### The exercise
Return, exactly as written, the lines that start at the one holding "Rebuild this chart" and end at the one holding "const sales = [3.7, 8.67, 0.2, 7.7, 2.47, 1.56, 18.3, 57.4];", with both of those lines kept. Skip any pictures.

_____

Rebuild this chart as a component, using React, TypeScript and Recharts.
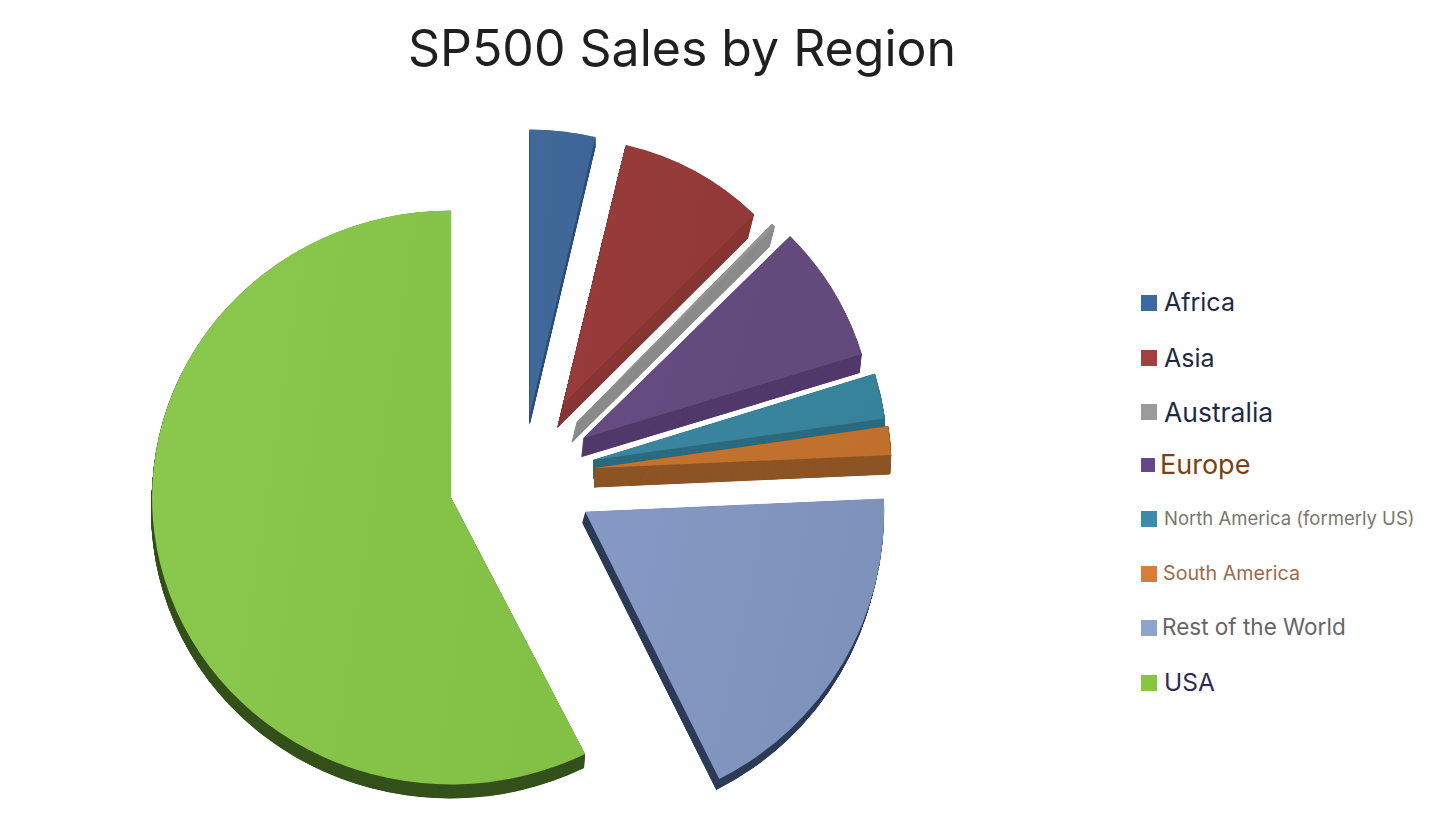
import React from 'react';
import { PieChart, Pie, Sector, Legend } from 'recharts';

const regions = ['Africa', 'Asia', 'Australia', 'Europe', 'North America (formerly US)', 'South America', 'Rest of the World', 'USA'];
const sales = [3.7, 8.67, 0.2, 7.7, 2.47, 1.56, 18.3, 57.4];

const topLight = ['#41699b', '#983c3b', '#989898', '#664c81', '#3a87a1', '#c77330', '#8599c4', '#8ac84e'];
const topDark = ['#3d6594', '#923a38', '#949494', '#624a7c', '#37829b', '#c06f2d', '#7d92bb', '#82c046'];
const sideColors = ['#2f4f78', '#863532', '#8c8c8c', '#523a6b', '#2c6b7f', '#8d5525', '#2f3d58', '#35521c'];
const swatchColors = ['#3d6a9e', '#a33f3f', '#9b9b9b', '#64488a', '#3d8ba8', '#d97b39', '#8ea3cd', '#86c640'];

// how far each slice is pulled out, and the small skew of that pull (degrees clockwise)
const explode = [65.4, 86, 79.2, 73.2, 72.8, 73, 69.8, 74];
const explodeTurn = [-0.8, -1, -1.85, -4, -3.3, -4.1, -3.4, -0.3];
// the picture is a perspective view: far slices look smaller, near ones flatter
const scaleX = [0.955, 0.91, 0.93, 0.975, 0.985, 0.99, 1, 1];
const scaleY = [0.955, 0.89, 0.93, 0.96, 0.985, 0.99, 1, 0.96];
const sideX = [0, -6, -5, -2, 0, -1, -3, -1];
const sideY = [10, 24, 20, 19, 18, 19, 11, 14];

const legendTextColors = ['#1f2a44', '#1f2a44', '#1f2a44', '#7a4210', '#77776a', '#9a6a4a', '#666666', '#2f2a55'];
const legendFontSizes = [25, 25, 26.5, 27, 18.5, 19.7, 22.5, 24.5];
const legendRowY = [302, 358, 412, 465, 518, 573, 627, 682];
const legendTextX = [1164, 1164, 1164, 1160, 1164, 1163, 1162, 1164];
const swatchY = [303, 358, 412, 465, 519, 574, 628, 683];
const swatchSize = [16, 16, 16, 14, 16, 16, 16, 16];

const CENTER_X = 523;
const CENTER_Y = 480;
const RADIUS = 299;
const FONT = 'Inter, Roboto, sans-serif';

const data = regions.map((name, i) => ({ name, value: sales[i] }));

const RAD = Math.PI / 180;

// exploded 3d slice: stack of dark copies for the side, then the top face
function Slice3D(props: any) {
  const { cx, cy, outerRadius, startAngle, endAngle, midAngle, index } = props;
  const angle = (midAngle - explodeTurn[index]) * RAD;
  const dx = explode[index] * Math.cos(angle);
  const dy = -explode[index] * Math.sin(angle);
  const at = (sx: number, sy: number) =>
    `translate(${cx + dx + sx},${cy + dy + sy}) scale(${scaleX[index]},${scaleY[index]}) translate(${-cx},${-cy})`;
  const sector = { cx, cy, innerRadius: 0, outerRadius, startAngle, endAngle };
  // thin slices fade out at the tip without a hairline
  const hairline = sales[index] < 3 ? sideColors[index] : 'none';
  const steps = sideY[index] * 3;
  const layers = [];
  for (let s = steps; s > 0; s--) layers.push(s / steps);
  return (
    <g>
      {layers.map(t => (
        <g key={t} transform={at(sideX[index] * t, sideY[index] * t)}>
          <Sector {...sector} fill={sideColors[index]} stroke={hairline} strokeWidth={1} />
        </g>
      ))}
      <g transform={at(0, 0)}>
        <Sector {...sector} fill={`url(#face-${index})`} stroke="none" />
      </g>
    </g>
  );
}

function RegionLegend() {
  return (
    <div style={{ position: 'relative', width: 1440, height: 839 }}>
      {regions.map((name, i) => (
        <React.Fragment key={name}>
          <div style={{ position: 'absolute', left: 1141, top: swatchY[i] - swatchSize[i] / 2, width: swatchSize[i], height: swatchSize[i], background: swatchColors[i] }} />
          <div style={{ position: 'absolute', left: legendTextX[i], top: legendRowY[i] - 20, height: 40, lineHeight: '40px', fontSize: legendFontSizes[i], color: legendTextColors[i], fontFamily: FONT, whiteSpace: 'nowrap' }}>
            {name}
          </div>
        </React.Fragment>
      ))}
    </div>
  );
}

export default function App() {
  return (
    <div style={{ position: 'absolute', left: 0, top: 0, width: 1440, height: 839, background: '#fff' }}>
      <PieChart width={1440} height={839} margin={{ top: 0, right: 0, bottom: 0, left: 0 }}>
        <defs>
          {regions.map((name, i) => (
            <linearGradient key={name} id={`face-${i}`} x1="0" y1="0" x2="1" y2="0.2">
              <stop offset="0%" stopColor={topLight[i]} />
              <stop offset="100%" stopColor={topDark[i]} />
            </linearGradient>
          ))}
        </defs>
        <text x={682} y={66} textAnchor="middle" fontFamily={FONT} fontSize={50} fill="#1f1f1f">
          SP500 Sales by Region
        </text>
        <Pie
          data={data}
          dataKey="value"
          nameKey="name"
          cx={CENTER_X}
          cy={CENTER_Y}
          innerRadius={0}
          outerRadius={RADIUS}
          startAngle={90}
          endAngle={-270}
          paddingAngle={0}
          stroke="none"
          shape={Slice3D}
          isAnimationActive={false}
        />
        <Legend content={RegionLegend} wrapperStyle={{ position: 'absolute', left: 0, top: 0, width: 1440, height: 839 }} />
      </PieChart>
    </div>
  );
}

_____

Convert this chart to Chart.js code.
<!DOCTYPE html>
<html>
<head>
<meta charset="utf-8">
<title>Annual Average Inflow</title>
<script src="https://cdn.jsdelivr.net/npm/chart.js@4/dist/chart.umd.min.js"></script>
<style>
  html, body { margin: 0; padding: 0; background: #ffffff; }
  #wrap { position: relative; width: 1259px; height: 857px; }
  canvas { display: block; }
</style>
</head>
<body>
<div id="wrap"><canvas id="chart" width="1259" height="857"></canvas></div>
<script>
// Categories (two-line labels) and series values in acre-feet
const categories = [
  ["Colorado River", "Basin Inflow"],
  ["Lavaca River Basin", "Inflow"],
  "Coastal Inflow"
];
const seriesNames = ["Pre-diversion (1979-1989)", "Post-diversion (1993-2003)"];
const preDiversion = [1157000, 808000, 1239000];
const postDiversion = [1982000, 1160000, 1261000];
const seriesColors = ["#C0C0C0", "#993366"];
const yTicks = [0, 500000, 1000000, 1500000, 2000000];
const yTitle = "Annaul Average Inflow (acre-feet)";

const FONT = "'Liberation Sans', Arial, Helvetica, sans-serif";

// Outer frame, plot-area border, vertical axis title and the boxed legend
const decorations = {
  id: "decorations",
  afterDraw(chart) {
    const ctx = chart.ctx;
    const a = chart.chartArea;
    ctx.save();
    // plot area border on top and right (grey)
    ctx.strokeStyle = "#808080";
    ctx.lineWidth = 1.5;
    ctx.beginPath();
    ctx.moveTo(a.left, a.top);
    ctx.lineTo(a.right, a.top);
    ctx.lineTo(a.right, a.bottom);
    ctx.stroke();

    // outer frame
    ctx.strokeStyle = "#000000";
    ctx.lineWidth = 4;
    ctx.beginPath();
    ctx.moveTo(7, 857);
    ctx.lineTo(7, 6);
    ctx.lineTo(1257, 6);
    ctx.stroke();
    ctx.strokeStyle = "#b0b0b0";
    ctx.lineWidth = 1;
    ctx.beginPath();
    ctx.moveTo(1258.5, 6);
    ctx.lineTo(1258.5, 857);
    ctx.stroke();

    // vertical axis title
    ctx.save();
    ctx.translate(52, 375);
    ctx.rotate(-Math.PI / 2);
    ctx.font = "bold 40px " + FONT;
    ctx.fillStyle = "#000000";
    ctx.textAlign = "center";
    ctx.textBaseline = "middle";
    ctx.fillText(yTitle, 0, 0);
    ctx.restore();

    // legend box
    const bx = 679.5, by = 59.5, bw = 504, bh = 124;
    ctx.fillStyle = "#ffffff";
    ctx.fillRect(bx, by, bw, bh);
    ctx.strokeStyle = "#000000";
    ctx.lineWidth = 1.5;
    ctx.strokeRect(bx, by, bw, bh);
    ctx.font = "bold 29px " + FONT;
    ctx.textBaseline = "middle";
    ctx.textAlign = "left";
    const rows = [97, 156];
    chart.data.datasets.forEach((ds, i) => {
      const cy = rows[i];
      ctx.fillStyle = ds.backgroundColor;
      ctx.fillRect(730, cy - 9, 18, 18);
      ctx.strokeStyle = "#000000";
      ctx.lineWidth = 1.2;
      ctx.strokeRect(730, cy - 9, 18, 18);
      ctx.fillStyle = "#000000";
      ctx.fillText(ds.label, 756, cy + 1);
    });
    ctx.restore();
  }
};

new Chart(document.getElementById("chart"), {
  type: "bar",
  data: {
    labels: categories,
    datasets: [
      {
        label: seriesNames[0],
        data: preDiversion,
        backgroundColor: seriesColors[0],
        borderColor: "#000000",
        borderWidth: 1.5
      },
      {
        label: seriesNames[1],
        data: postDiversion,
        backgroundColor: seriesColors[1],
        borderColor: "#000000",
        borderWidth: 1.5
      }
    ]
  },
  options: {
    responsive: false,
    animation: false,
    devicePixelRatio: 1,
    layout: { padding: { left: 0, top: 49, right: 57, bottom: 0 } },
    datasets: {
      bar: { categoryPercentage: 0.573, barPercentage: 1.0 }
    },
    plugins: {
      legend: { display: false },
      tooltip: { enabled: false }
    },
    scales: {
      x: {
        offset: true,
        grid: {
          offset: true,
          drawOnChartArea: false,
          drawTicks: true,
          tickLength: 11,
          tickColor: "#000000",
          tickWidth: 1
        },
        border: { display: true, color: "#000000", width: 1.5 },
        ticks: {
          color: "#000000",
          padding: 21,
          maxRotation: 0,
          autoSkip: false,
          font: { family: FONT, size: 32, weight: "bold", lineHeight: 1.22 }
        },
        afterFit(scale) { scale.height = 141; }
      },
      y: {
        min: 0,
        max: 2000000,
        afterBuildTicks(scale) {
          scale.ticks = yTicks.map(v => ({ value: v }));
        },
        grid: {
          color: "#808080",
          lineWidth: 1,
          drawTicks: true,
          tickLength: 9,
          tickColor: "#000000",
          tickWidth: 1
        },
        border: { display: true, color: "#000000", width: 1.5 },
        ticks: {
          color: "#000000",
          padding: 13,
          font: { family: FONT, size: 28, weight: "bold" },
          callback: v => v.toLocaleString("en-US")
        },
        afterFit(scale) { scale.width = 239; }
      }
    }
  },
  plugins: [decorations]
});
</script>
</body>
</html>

_____

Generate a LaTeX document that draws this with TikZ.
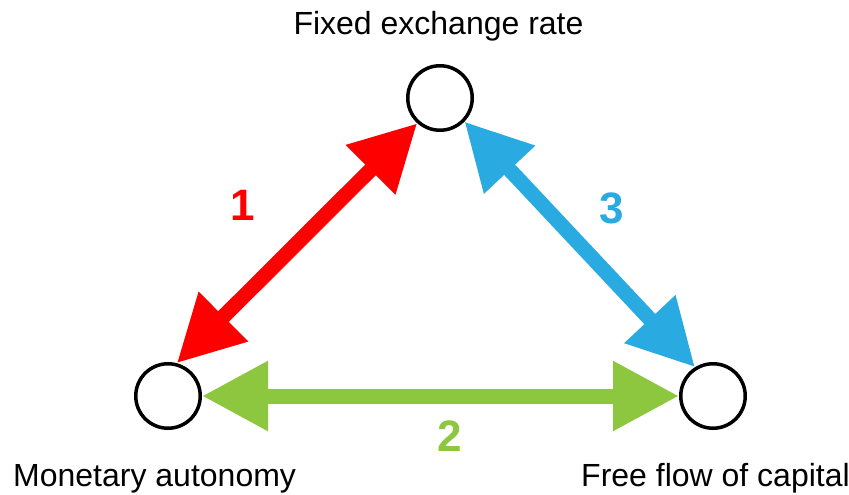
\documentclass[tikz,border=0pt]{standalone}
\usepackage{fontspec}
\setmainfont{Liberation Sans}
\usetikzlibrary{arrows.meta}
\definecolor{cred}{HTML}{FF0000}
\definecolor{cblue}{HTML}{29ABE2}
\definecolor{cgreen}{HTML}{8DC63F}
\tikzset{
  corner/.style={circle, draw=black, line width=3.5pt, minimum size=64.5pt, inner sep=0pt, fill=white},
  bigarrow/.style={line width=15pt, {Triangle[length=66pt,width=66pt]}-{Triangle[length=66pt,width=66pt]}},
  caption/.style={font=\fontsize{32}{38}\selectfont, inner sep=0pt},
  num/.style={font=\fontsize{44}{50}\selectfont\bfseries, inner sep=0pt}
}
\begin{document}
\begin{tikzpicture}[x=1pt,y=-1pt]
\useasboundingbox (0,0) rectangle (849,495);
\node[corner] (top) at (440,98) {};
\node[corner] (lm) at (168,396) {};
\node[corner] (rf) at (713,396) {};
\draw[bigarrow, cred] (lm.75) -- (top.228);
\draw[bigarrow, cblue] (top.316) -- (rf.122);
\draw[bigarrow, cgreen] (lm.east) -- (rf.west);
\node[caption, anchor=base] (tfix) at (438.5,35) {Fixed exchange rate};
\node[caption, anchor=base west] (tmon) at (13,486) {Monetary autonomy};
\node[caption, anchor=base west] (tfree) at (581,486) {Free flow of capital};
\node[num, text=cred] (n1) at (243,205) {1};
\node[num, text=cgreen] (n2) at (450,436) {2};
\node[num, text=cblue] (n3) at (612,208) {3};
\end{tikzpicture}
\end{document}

_____

### The response
Rebuild this chart as a component, using React, TypeScript and Recharts.
import React from 'react';
import { PieChart, Pie, Sector, Legend } from 'recharts';

const regions = ['Africa', 'Asia', 'Australia', 'Europe', 'North America (formerly US)', 'South America', 'Rest of the World', 'USA'];
const sales = [3.7, 8.67, 0.2, 7.7, 2.47, 1.56, 18.3, 57.4];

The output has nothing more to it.